The number of plan members covered by a registered pension plan (RPP) increased steadily from 5.3 million in 1999 to six million in 2009, an increase of 14 per cent over the last 10 years, according to a new fact sheet from the Office of the Superintendent of Financial Institutions (OFSI).
Amongst the six million plan members covered by an RPP, three million were men and three million were women. The proportion of female members increased from 45 per cent in 1999 to 50 per cent in 2009. Female members increased from 2.4 million to three million, while male members increased from 2.9 million to three million over the last decade. Only two million female members were covered twenty years ago (in 1989), according to OSFI.
The number of RPP members as a percentage of the labour force declined slightly from 34 per cent in 1999 to 33 per cent in 2009.
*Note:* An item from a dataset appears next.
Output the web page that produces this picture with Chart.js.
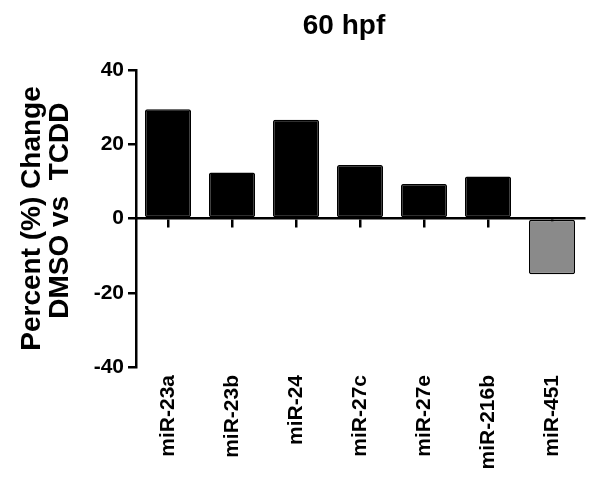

The proportion of paid workers covered by an RPP declined from 41 per cent in 1999 to 39 per cent in 2009, a drop of two percentage points in the last 10 years. Although the number of RPP members has increased in the last 10 years (5.3 million in 1999 to six million in 2009), the number of paid workers has grown at a faster pace, which explains the decline in the proportion of paid workers with an RPP.
While the RPP coverage as a percentage of paid workers declined significantly for men, from 42 per cent in 1999 to 38 per cent in 2009, the coverage for women increased from 39 per cent to 40 per cent over the same period. As a proportion of paid workers, the coverage for women is now higher than the coverage for men since 2004.
The RPP coverage in the public sector decreased from 88 per cent to 86 per cent of public sector employees from 1999 to 2009, while the number of members increased from 2.4 to three million (2.9 million in 2008), said OSFI.
The RPP coverage in the private sector decreased from 28 per cent to 25 per cent of private sector employees from 1999 to 2009, while the number of members covered increased from 2.8 to 3.0 million (3.1 million in 2008).
In addition to the decline in RPP coverage, there has been a shift from defined benefit (DB) to defined contribution (DC) plans and other hybrid plans. Overall, the proportion of paid workers in DB plans has declined from 85 per cent to 75 per cent over the last 10 years, said OSFI.
While the reduction in DB coverage has been significant in the private sector (from 76 per cent to 56 per cent), it has not occurred in the public sector (stable at 94 per cent).
In the last ten years, there has been a trend to convert DB plans into plans that have both DB and DC components. As a result, the proportion of plan members in these types of plans has increased from two per cent to 16 per cent in the private sector, but remained stable at one per cent in the public sector.